Berlin -- Germany said Monday it would consider taking in foreign detainees from Guantanamo if the United States closes its "war on terror" jail, but only if the rest of the European Union steps up to the plate.
Deputy government spokesman Thomas Steg said Berlin strongly backed the pledge by US president-elect Barack Obama to shut down the prison at the US naval base in Cuba.
"In our view Guantanamo must be closed on legal and humanitarian grounds, in terms of international law and human rights, and for moral reasons," Steg told reporters.
He said it was the clear responsibility of the United States to find a place for inmates it did not want to accept and who could not be returned to their home countries. But he said Berlin would seriously consider any US request to accept some of them.
"We would need to, and want to, examine this issue when the United States has made clear what its specific plans and timeline are," Steg said.
"(But) if we begin to review such closure plans and take a stance, then it can only be in a European context based on a discussion with all member states," he said, adding that Germany would reject any "side deals, swaps or conditions" put forward by Washington linked to handing over prisoners.
In a letter to European Union counterparts this month, Portuguese Foreign Minister Luis Amado said the EU should help the United States close Guantanamo by taking in detainees from third countries.
Foreign Minister Frank-Walter Steinmeier has ordered ministry officials to begin preparing for a possible request to take in former Guantanamo prisoners, his spokesman Jens Ploetner said, adding that German officials met with human rights activists and lawyers for detainees last month.
"Efforts to close Guantanamo must not be allowed to fail" because of difficulty finding countries to accept former inmates, Ploetner said.
The German government's top human rights official, Guenter Nooke, launched a debate here last week when he called for Berlin to take in some of the 17 ethnic Uighur Chinese held at Guantanamo.
The Muslim group has been in limbo at Guantanamo -- despite being cleared for release by the US government -- because officials cannot find a country willing to take them.
The men cannot be returned to China because of fears they would be tortured there as political dissidents, US officials say.
Steg said there were no German inmates at Guantanamo. Germany in August 2006 took back Turkish national Murat Kurnaz, who had been held at Guantanamo since January 2002 and was born and raised in Germany.
After his return, Kurnaz accused Berlin of rejecting a US offer to release him in 2002 despite its vocal opposition to the Guantanamo jail.
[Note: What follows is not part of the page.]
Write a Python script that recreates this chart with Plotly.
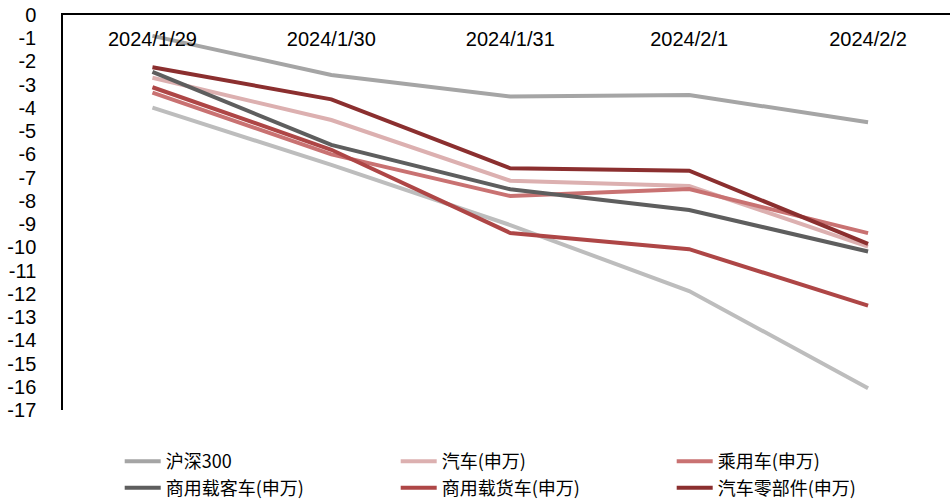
import plotly.graph_objects as go

dates = ["2024/1/29", "2024/1/30", "2024/1/31", "2024/2/1", "2024/2/2"]

hs300 = [-0.9, -2.58, -3.51, -3.44, -4.62]
qiche = [-2.7, -4.52, -7.13, -7.36, -9.97]
chengyongche = [-3.34, -6.0, -7.79, -7.49, -9.39]
keche = [-2.45, -5.59, -7.5, -8.39, -10.18]
huoche = [-3.11, -5.8, -9.38, -10.08, -12.51]
lingbujian = [-2.25, -3.63, -6.6, -6.7, -9.85]
extra_line = [-3.99, -6.45, -9.04, -11.88, -16.06]

y_ticks = list(range(0, -18, -1))

series = [
    ("extra", extra_line, "#bdbdbd", False),
    ("沪深300", hs300, "#a5a5a5", True),
    ("汽车(申万)", qiche, "#dcb0b0", True),
    ("乘用车(申万)", chengyongche, "#c97272", True),
    ("商用载客车(申万)", keche, "#5e5e5e", True),
    ("商用载货车(申万)", huoche, "#ae4646", True),
    ("汽车零部件(申万)", lingbujian, "#8b2f2f", True),
]

fig = go.Figure()
for name, vals, color, show in series:
    fig.add_trace(go.Scatter(
        x=dates, y=vals, mode="lines", name=name, showlegend=show,
        line=dict(color=color, width=4),
    ))

# invisible trace carrying the date labels on an overlaid axis just below the top line
fig.add_trace(go.Scatter(
    x=dates, y=[None] * len(dates), xaxis="x2", mode="lines",
    showlegend=False, hoverinfo="skip",
))

order = ["沪深300", "汽车(申万)", "乘用车(申万)", "商用载客车(申万)", "商用载货车(申万)", "汽车零部件(申万)"]
for tr in fig.data:
    if tr.name in order:
        tr.legendrank = order.index(tr.name) + 1

fig.update_layout(
    width=950, height=499,
    margin=dict(l=63, r=0, t=15, b=89),
    plot_bgcolor="white", paper_bgcolor="white",
    font=dict(family="Liberation Sans, Arial", color="black"),
    showlegend=True,
    legend=dict(
        orientation="h", xref="container", yref="container",
        x=0.126, y=0.112, xanchor="left", yanchor="top",
        entrywidth=225, entrywidthmode="pixels",
        font=dict(family="Noto Sans CJK SC", size=18, color="black"),
        itemwidth=36, tracegroupgap=0,
    ),
    xaxis=dict(
        type="category", side="top", range=[-0.5, 4.458],
        showline=True, linecolor="black", linewidth=1.5,
        ticks="", showgrid=False, showticklabels=False, zeroline=False,
    ),
    xaxis2=dict(
        type="category", overlaying="x", anchor="free", position=0.975,
        side="bottom", range=[-0.5, 4.458],
        showline=False, ticks="", showgrid=False, zeroline=False,
        tickfont=dict(size=20),
    ),
    yaxis=dict(
        range=[-17, 0], tickvals=y_ticks, ticktext=[str(v) for v in y_ticks],
        showline=True, linecolor="black", linewidth=1.5,
        ticks="", showgrid=False, zeroline=False,
        tickfont=dict(size=20), ticklabelstandoff=21,
    ),
)

fig.write_html("out.html")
He has also said he was beaten by German special forces in Afghanistan while he was being held by the US military in late 2001, before his transfer to Guantanamo. The charges were investigated by German authorities but never officially substantiated.
The prison, which currently holds about 250 inmates, was opened in early 2002 at a remote US naval base on the southeastern tip of Cuba as a way of holding detainees beyond the reach of US courts.
Defense Secretary Robert Gates, who will be staying on with the new US administration, said last week that an obstacle to quickly closing the site has been getting countries to take prisoners who are no longer considered a threat.
Rights groups have called on EU countries to offer asylum to former detainees.